Outside of these two pictures, other sexploitationers had been making an impact on the weekly chart. The Libertine (1968) had placed 11th with $184,000 from 56, Naked Angels (1969) came 17th one week with $148,000 from 11 and lower down the chart The Minx (1969) had showed potential with $52,000 from three while Camille 2000 (1969) had earned $32,000 from two. Sexploitationers absorbed lessons learned from more mainstream distributors in how to use the Top 50 as a promotional tool. A movie that was not only taking in big bucks, but placed high in the chart and had a great per-screen average was inevitably going to attract attention.
Perhaps the oddest part of the sexploitation breakout was that so few had seen it coming. If so, they had not been reading the trade papers. This side of the business had grown so fast in a couple of years that those involved had formed their own association. It turned out a war had broken out between the suppliers of cheaply-made sexploitationers and those willing to increase their budgets in order to entice audiences with better production values.
But this was at the hard-core end of the business, the number of outlets tripling from 300 theaters three years before to 800 in 1969, and operating obviously outside the restrictions of the Production Code or the new censorship system. Initially, movies costing $8,000-$15,000 could have been put together in a weekend. Now up to 100 movies budgeted at at a maximum of $45,000 were being made every year with a potential profit of $125,000-$300,000 each. About half a dozen companies had annual million-dollar turnovers.
But this business had also filtered down to the more easily exhibited soft-core, which fitted into the “X” category under the new censorship rules. The 100 cheap soft-core efforts financed by individual theaters or small chains which filled a supporting spot on a double bill produced meagre returns so it made more sense to edit down a hard-core feature to suit a soft-core audience. The demand for hard-core, most prominently seen in Detroit, where hard-core pictures often outgrossed first run, was filtering down into soft-core, hence the growth in bookings for the likes of Fanny Hill and I Am Curious, Yellow.
The other reason for moving into the soft-core market was that the hard-core end was saturated resulting in lower rentals and consequently lower profits which inhibited production.
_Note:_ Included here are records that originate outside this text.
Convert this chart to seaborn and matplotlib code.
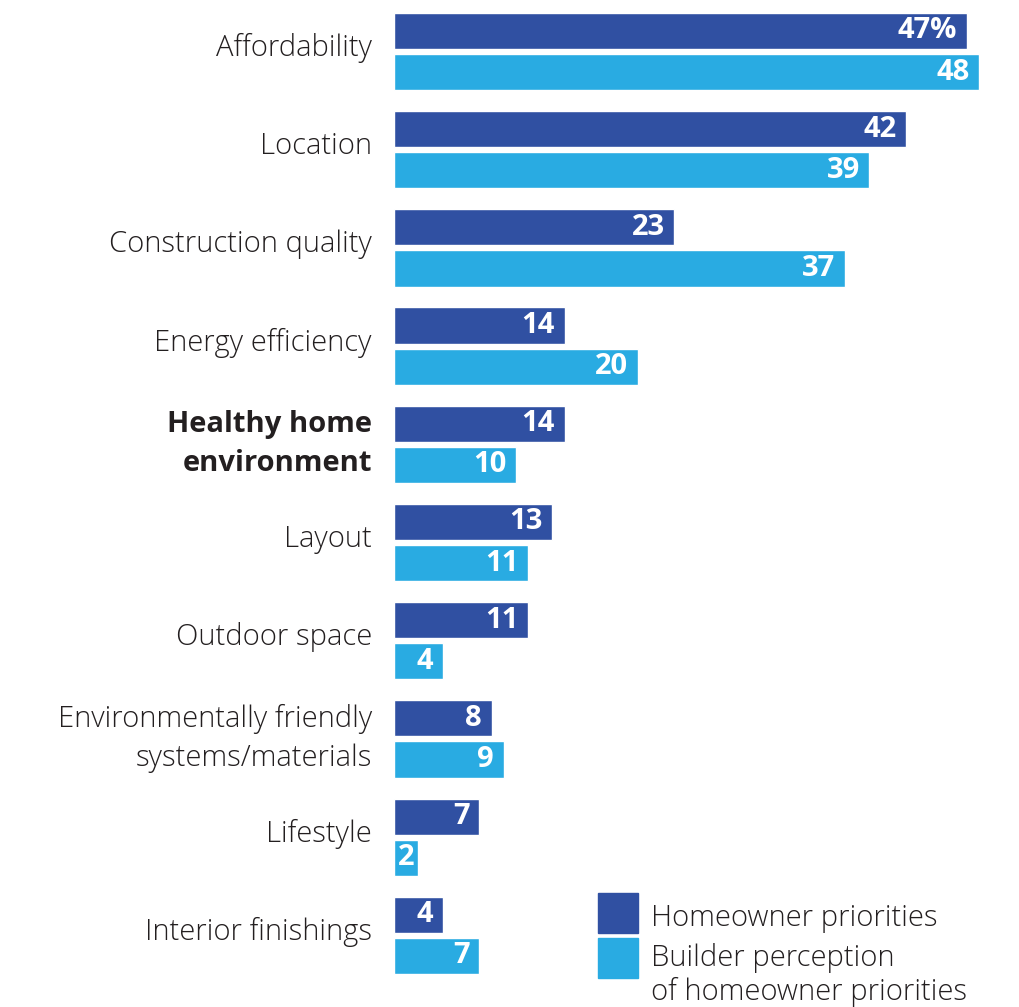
import numpy as np
import pandas as pd
import matplotlib.pyplot as plt
import seaborn as sns
from matplotlib.patches import Rectangle
from matplotlib.transforms import ScaledTranslation

# Chart data
categories = ['Affordability', 'Location', 'Construction quality', 'Energy efficiency',
              'Healthy home\nenvironment', 'Layout', 'Outdoor space',
              'Environmentally friendly\nsystems/materials', 'Lifestyle', 'Interior finishings']
homeowner = [47, 42, 23, 14, 14, 13, 11, 8, 7, 4]
builder = [48, 39, 37, 20, 10, 11, 4, 9, 2, 7]
series = ['Homeowner priorities', 'Builder perception\nof homeowner priorities']
colors = ['#3050A2', '#29ABE2']

df = pd.DataFrame({
    'category': categories * 2,
    'series': [series[0]] * len(categories) + [series[1]] * len(categories),
    'value': homeowner + builder,
})

sns.set_theme(style='white')
plt.rcParams['font.family'] = ['Open Sans', 'DejaVu Sans']
txt_color = '#231F20'
fsize = 21

fig = plt.figure(figsize=(10.19, 10.07), dpi=100)
ax = fig.add_axes([394 / 1019, 0.0224, 1 - 394 / 1019, 0.9752])

sns.barplot(data=df, y='category', x='value', hue='series', order=categories,
            hue_order=series, palette=colors, orient='h', width=0.837, gap=0.12,
            saturation=1, legend=False, ax=ax)

ax.set_xlim(0, (1019 - 394) / 12.19)
ax.set_xlabel('')
ax.set_ylabel('')
ax.set_xticks([])
sns.despine(ax=ax, left=True, bottom=True)
ax.tick_params(axis='y', length=0, pad=16, labelsize=fsize, labelcolor=txt_color)
for tick in ax.yaxis.get_major_ticks():
    lbl = tick.label1
    lbl.set_fontweight('light')
    lbl.set_linespacing(1.45)
    if lbl.get_text().startswith('Healthy'):
        lbl.set_fontweight('bold')
    dy = 9 if '\n' in lbl.get_text() else 7
    lbl.set_transform(lbl.get_transform() + ScaledTranslation(0, dy / 100, fig.dpi_scale_trans))

# value labels inside bar ends
label_sets = [[f'{v}%' if i == 0 else str(v) for i, v in enumerate(homeowner)],
              [str(v) for v in builder]]
for cont, labs, vals in zip(ax.containers, label_sets, [homeowner, builder]):
    texts = ax.bar_label(cont, labels=labs, padding=-7, color='white',
                         fontsize=fsize, fontweight='bold')
    for t, v in zip(texts, vals):
        t.set_ha('right')
        if v < 3:
            # too short for right alignment, centre it in the bar
            t.set_ha('center')
            t.xy = (v / 2, t.xy[1])
            t.xyann = (0, 0)

# legend
fig.add_artist(Rectangle((598 / 1019, 1 - 933 / 1007), 40 / 1019, 40 / 1007,
                         color=colors[0], transform=fig.transFigure))
fig.add_artist(Rectangle((598 / 1019, 1 - 978 / 1007), 40 / 1019, 40 / 1007,
                         color=colors[1], transform=fig.transFigure))
fig.text(651 / 1019, 1 - 926 / 1007, series[0], fontsize=fsize, fontweight='light',
         color=txt_color, va='baseline')
fig.text(651 / 1019, 1 - 975 / 1007, series[1], fontsize=fsize, fontweight='light',
         color=txt_color, va='center', linespacing=1.15)

fig.savefig('out.png', dpi=100)
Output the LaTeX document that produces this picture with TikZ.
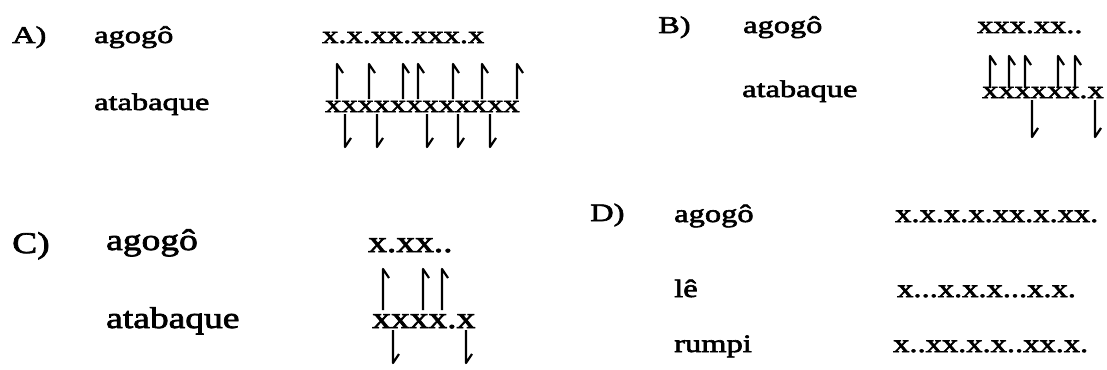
\documentclass[tikz,border=0pt]{standalone}
\usepackage{fontspec}
\setmainfont{Liberation Serif}
\newfontfamily\fontAB{Liberation Serif}[FakeStretch=1.35,FakeBold=2.5]
\newfontfamily\fontC{Liberation Serif}[FakeStretch=1.25,FakeBold=2.5]
\newfontfamily\fontD{Liberation Serif}[FakeStretch=1.3,FakeBold=2.5]

\tikzset{
  txtAB/.style={anchor=base west, inner sep=0pt, font=\fontAB\fontsize{24}{24}\selectfont},
  txtC/.style={anchor=base west, inner sep=0pt, font=\fontC\fontsize{30}{30}\selectfont},
  txtD/.style={anchor=base west, inner sep=0pt, font=\fontD\fontsize{25}{25}\selectfont},
  stroke/.style={line width=2.2pt, line join=round, line cap=butt}
}
% hand strokes: stem plus a barb on the right-hand side
\newcommand\strokeup[3]{\draw[stroke] (#1,#2) -- (#1,#3) -- ++(6,9);}
\newcommand\strokedown[3]{\draw[stroke] (#1,#2) -- (#1,#3) -- ++(6,-9);}

\begin{document}
\begin{tikzpicture}[x=1pt,y=-1pt]
\fill[white] (0,0) rectangle (1107,369);
\useasboundingbox (0,0) rectangle (1107,369);

% ---- A ----
\node[txtAB] (labA) at (12,43) {A)};
\node[txtAB] (agoA) at (94,43) {agogô};
\node[txtAB] (ataA) at (94,110) {atabaque};
\node[txtAB] (patA1) at (322,43) {x.x.xx.xxx.x};
\node[txtAB] (patA2) at (325,112) {xxxxxxxxxxxx};
\foreach \u in {337,369,403,418,453,482,517} {\strokeup{\u}{99}{64}}
\foreach \d in {345,377,427,458,490} {\strokedown{\d}{114}{147}}

% ---- B ----
\node[txtAB] (labB) at (658,33) {B)};
\node[txtAB] (agoB) at (743,33) {agogô};
\node[txtAB] (ataB) at (742,97) {atabaque};
\node[txtAB] (patB1) at (977,33) {xxx.xx..};
\node[txtAB] (patB2) at (982,98) {xxxxxx.x};
\foreach \u in {990,1009,1025,1058,1075} {\strokeup{\u}{88}{56}}
\foreach \d in {1032,1095} {\strokedown{\d}{100}{137}}

% ---- C ----
\node[txtC] (labC) at (12,253) {C)};
\node[txtC] (agoC) at (106,250) {agogô};
\node[txtC] (ataC) at (106,328) {atabaque};
\node[txtC] (patC1) at (368,252) {x.xx..};
\node[txtC] (patC2) at (372,328) {xxxx.x};
\foreach \u in {383,423,442} {\strokeup{\u}{310}{269}}
\foreach \d in {393,466} {\strokedown{\d}{330}{363}}

% ---- D ----
\node[txtD] (labD) at (590,221) {D)};
\node[txtD] (agoD) at (674,222) {agogô};
\node[txtD] (leD) at (674,297) {lê};
\node[txtD] (rumD) at (674,352) {rumpi};
\node[txtD] (patD1) at (895,222) {x.x.x.x.xx.x.xx.};
\node[txtD] (patD2) at (897,297) {x...x.x.x...x.x.};
\node[txtD] (patD3) at (893,352) {x..xx.x.x..xx.x.};
\end{tikzpicture}
\end{document}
Theaters struggling to cover overheads from the thin stream of movies emanating from the major studios or finding there was little juice left in blockbusters by the time they drifted down the exhibition food chain increasingly turned to soft porn.
SOURCES: “Sexploitation Filmmakers, Showmen Form Adult Motion Picture Ass’n,” Box Office, January 20, 1969, p8; “Over-Seated for Sex,” Variety, July 2, 1969, p1; “Sexpix of $25,000-$45,000 Negative Cost See Bright, Not Clouded, Future,” Variety, July 16, 1969, p17. Results for the “Top 50 Chart” in Variety were taken from the following issues in 1969: Jun 4, Jul 2, Jul 9, Jul 23, Sep 24, Oct 1, Oct 15, Nov 5, Nov 26, Dec 3, Dec 10, Dec 17, Dec 24.
Fanny Hill may have been a hit, but that doesn’t mean she could accessorise; these boots really don’t go with that bag.